Mario Anzuoni | Reuters
Producer Nicole Rocklin accepts the Oscar for Best Picture for the film "Spotlight" as she is accompanied by other producers and cast members at the 88th Academy Awards in Hollywood, California February 28, 2016.
In an underdog win for a movie about an underdog profession, the newspaper drama "Spotlight" took best picture at the 88th Academy Awards on Sunday, where remarks on lack of diversity in Hollywood dominated proceedings.
Tom McCarthy's film about the Boston Globe's investigative reporting on sexual abuse by Roman Catholic priests won over the favored frontier epic "The Revenant." The well-crafted procedural, led by a strong ensemble cast, had lagged in the lead-up to the Oscars, losing ground to the flashier filmmaking of Alejandro Inarritu's film.
But "Spotlight" - an ode to the hard-nose, methodical work of a journalism increasingly seldom practiced - took the night's top honor despite winning only one other Oscar for McCarthy and Josh Singer's screenplay. Such a sparsely-awarded best picture winner hasn't happened since 1952's "The Greatest Show On Earth."

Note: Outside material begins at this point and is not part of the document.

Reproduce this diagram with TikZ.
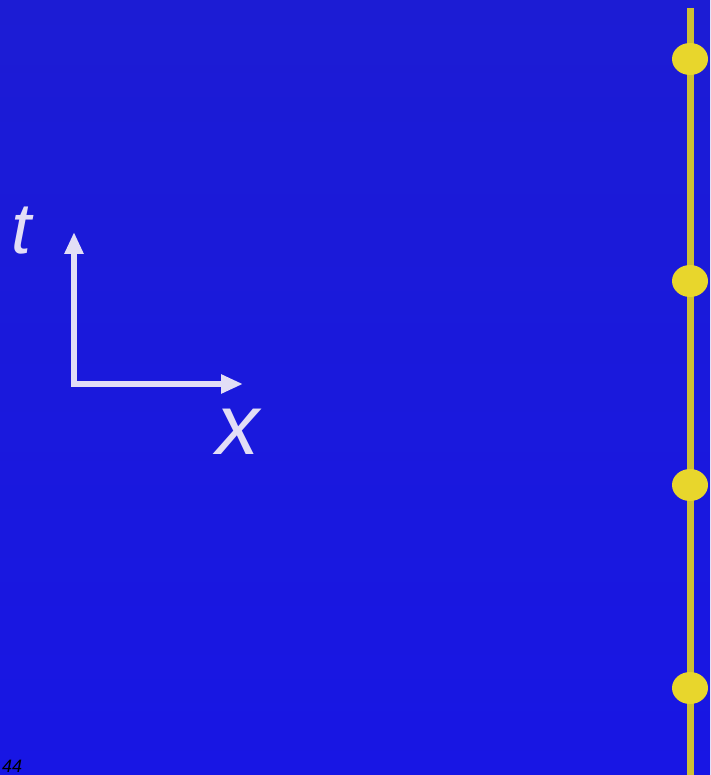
\documentclass[tikz,border=0pt]{standalone}
\usepackage{fontspec}
\setmainfont{Liberation Sans}
\usetikzlibrary{positioning,arrows.meta,shapes.geometric}
\definecolor{stblue}{RGB}{24,22,228}
\definecolor{stbluedark}{RGB}{28,28,212}
\definecolor{staxis}{RGB}{226,222,246}
\definecolor{styellow}{RGB}{232,214,44}
\definecolor{stline}{RGB}{206,192,52}

\begin{document}
\begin{tikzpicture}[x=1pt, y=-1pt]
  \tikzset{
    axis/.style={line width=5.5pt, staxis, line join=miter, {Triangle[length=22pt, width=18pt]}-{Triangle[length=22pt, width=18pt]}},
    axislabel/.style={text=staxis, inner sep=0pt, font=\itshape},
    worldline/.style={line width=7pt, stline},
    event/.style={ellipse, fill=styellow, minimum width=36pt, minimum height=32pt, inner sep=0pt}
  }

  % background
  \shade[top color=stbluedark, bottom color=stblue] (0,0) rectangle (710,775);
  \useasboundingbox (0,0) rectangle (710,775);

  % axes
  \coordinate (O) at (74,384);
  \coordinate (ttip) at (74,232);
  \coordinate (xtip) at (243,384);
  \draw[axis] (ttip) -- (O) -- (xtip);
  \node[axislabel, font=\fontsize{72}{80}\itshape\selectfont] (tlab) at (22,231) {t};
  \node[axislabel, font=\fontsize{86}{90}\itshape\selectfont] (xlab) at (238,432) {x};

  % world line with events
  \coordinate (wtop) at (690,8);
  \coordinate (wbot) at (690,775);
  \draw[worldline] (wtop) -- (wbot);
  \foreach \y [count=\i] in {59,281,485,688} {
    \node[event] (ev\i) at (690,\y) {};
  }

  \node[anchor=base west, inner sep=0pt, font=\fontsize{18}{20}\itshape\selectfont] (pg) at (2,772) {44};
\end{tikzpicture}
\end{document}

After four previous misses, Leonardo DiCaprio won his first Oscar for his grunting, gruff performance in "The Revenant." Best actress went to Brie Larson, the 26-year-old breakout of the mother-son captive drama "Room."

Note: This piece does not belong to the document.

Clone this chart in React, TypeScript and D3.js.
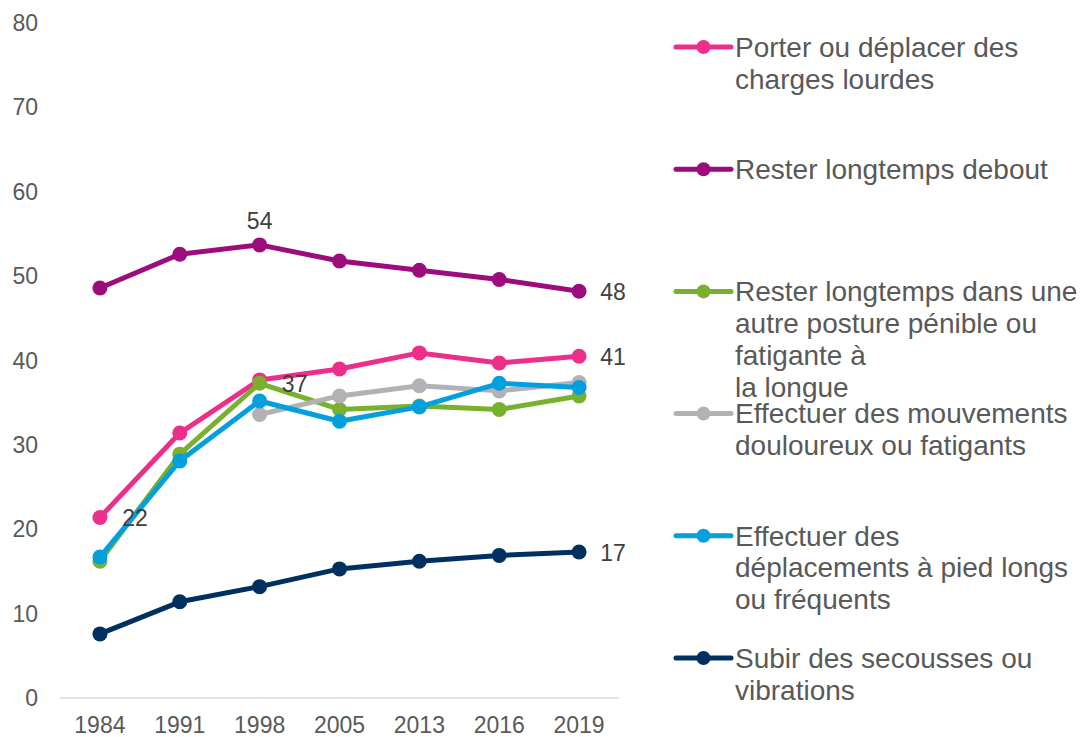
import React, { useEffect, useRef } from 'react';
import * as d3 from 'd3';

const YEARS = ['1984', '1991', '1998', '2005', '2013', '2016', '2019'];

const CHARGES = [21.4, 31.4, 37.7, 39.0, 40.9, 39.7, 40.5];
const DEBOUT = [48.6, 52.6, 53.7, 51.8, 50.7, 49.6, 48.2];
const POSTURE = [16.2, 28.9, 37.3, 34.2, 34.6, 34.2, 35.8];
const MOUVEMENTS = [null, null, 33.6, 35.8, 37.0, 36.4, 37.4];
const DEPLACEMENTS = [16.7, 28.1, 35.2, 32.8, 34.5, 37.3, 36.8];
const SECOUSSES = [7.6, 11.4, 13.2, 15.3, 16.2, 16.9, 17.3];

const LABEL_CHARGES = ['Porter ou déplacer des', 'charges lourdes'];
const LABEL_DEBOUT = ['Rester longtemps debout'];
const LABEL_POSTURE = ['Rester longtemps dans une', 'autre posture pénible ou', 'fatigante à', 'la longue'];
const LABEL_MOUVEMENTS = ['Effectuer des mouvements', 'douloureux ou fatigants'];
const LABEL_DEPLACEMENTS = ['Effectuer des', 'déplacements à pied longs', 'ou fréquents'];
const LABEL_SECOUSSES = ['Subir des secousses ou', 'vibrations'];

const Y_TICKS = [0, 10, 20, 30, 40, 50, 60, 70, 80];

// data labels shown on the chart: series index, year index, text
const DATA_LABELS: [number, number, string][] = [
    [1, 2, '54'],
    [1, 6, '48'],
    [0, 6, '41'],
    [2, 2, '37'],
    [0, 0, '22'],
    [5, 6, '17'],
];

export default function App() {
    const svgRef = useRef<SVGSVGElement>(null);

    useEffect(() => {
        if (!svgRef.current) return;
        const width = 1081;
        const height = 737;
        const svg = d3.select(svgRef.current);
        svg.selectAll('*').remove();
        svg.attr('width', width).attr('height', height).attr('viewBox', `0 0 ${width} ${height}`);

        const font = '"Liberation Sans", Arial, sans-serif';
        const textColor = '#595959';

        const series = [
            { name: LABEL_CHARGES, values: CHARGES, color: '#ec2f8b' },
            { name: LABEL_DEBOUT, values: DEBOUT, color: '#9c0c7d' },
            { name: LABEL_POSTURE, values: POSTURE, color: '#79b12f' },
            { name: LABEL_MOUVEMENTS, values: MOUVEMENTS, color: '#b2b2b4' },
            { name: LABEL_DEPLACEMENTS, values: DEPLACEMENTS, color: '#04a0de' },
            { name: LABEL_SECOUSSES, values: SECOUSSES, color: '#00305f' },
        ];

        const x = d3.scaleBand<string>().domain(YEARS).range([60, 619]);
        const y = d3.scaleLinear().domain([0, 80]).range([698, 23]);
        const cxOf = (i: number) => (x(YEARS[i]) as number) + x.bandwidth() / 2;

        // axis line
        svg.append('line')
            .attr('x1', 60).attr('x2', 619)
            .attr('y1', y(0)).attr('y2', y(0))
            .attr('stroke', '#d9d9d9').attr('stroke-width', 1.5);

        // y tick labels
        svg.append('g').selectAll('text')
            .data(Y_TICKS)
            .join('text')
            .attr('x', 38)
            .attr('y', d => y(d))
            .attr('dy', '0.35em')
            .attr('text-anchor', 'end')
            .attr('font-family', font)
            .attr('font-size', 23)
            .attr('fill', textColor)
            .text(d => d);

        // x tick labels
        svg.append('g').selectAll('text')
            .data(YEARS)
            .join('text')
            .attr('x', d => (x(d) as number) + x.bandwidth() / 2)
            .attr('y', 725)
            .attr('dy', '0.35em')
            .attr('text-anchor', 'middle')
            .attr('font-family', font)
            .attr('font-size', 23)
            .attr('fill', textColor)
            .text(d => d);

        const line = d3.line<number | null>()
            .defined(d => d !== null)
            .x((d, i) => cxOf(i))
            .y(d => y(d as number));

        series.forEach(s => {
            const g = svg.append('g');
            g.append('path')
                .attr('d', line(s.values))
                .attr('fill', 'none')
                .attr('stroke', s.color)
                .attr('stroke-width', 5)
                .attr('stroke-linejoin', 'round');
            g.selectAll('circle')
                .data(s.values.map((v, i) => ({ v, i })).filter(p => p.v !== null))
                .join('circle')
                .attr('cx', p => cxOf(p.i))
                .attr('cy', p => y(p.v as number))
                .attr('r', 7.5)
                .attr('fill', s.color);
        });

        // data labels
        const labelPos: Record<string, [number, number]> = {
            '54': [0, -24], '48': [34, 1], '41': [34, 1], '37': [35, 1], '22': [35, 1], '17': [34, 1],
        };
        svg.append('g').selectAll('text')
            .data(DATA_LABELS)
            .join('text')
            .attr('x', d => cxOf(d[1]) + labelPos[d[2]][0])
            .attr('y', d => y(series[d[0]].values[d[1]] as number) + labelPos[d[2]][1])
            .attr('dy', '0.35em')
            .attr('text-anchor', 'middle')
            .attr('font-family', font)
            .attr('font-size', 23)
            .attr('fill', '#404040')
            .text(d => d[2]);

        // legend
        const legend = svg.append('g');
        series.forEach((s, k) => {
            const ly = 47 + k * 122.2;
            legend.append('line')
                .attr('x1', 676).attr('x2', 731)
                .attr('y1', ly).attr('y2', ly)
                .attr('stroke', s.color).attr('stroke-width', 5)
                .attr('stroke-linecap', 'round');
            legend.append('circle')
                .attr('cx', 703.5).attr('cy', ly).attr('r', 7)
                .attr('fill', s.color);
            s.name.forEach((t, j) => {
                legend.append('text')
                    .attr('x', 735)
                    .attr('y', ly + j * 31.8)
                    .attr('dy', '0.35em')
                    .attr('font-family', font)
                    .attr('font-size', 28)
                    .attr('fill', textColor)
                    .text(t);
            });
        });
    }, []);

    return (
        <div style={{ position: 'absolute', left: 0, top: 0, background: '#fff' }}>
            <svg ref={svgRef} style={{ display: 'block' }} />
        </div>
    );
}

"Climate change is real, " said DiCaprio. "It is happening right now. It is the most urgent threat facing our entire species. Let us not take our planet for granted. I do not take tonight for granted."
Alejandro Inarritu took best director for a second straight year, a feat matched by only two other filmmakers: John Ford and Joseph L. Mankiewicz. His brutal frontier epic "The Revenant, " which came in with a leading 12 nods and the favorite for best picture, also won best cinematography for Emmanuel Lubezki. Renowned for his use of natural light in lengthy, balletic shots, Lubezki became the first cinematographer to win three times in a row (following wins for "Gravity" and "Birdman"), and only the seventh to three-peat in Oscar history.
Inarritu, the Mexican director of last year's best-picture winner "Birdman, " was one of the few winners to remark passionately on diversity in his speech.
"What a great opportunity for our generation to really liberate ourselves from all prejudice and this tribal thinking and to make sure for once and forever that the color of our skin becomes as irrelevant as the length of our hair, " said Inarritu.
But the night belonged to host Chris Rock, whose much anticipated opening monologue left few disappointed. He confronted head-on the uproar over the lack of diversity in this year's nominees, and returned to the topic throughout the show. ("We're black, " he said after a commercial break.)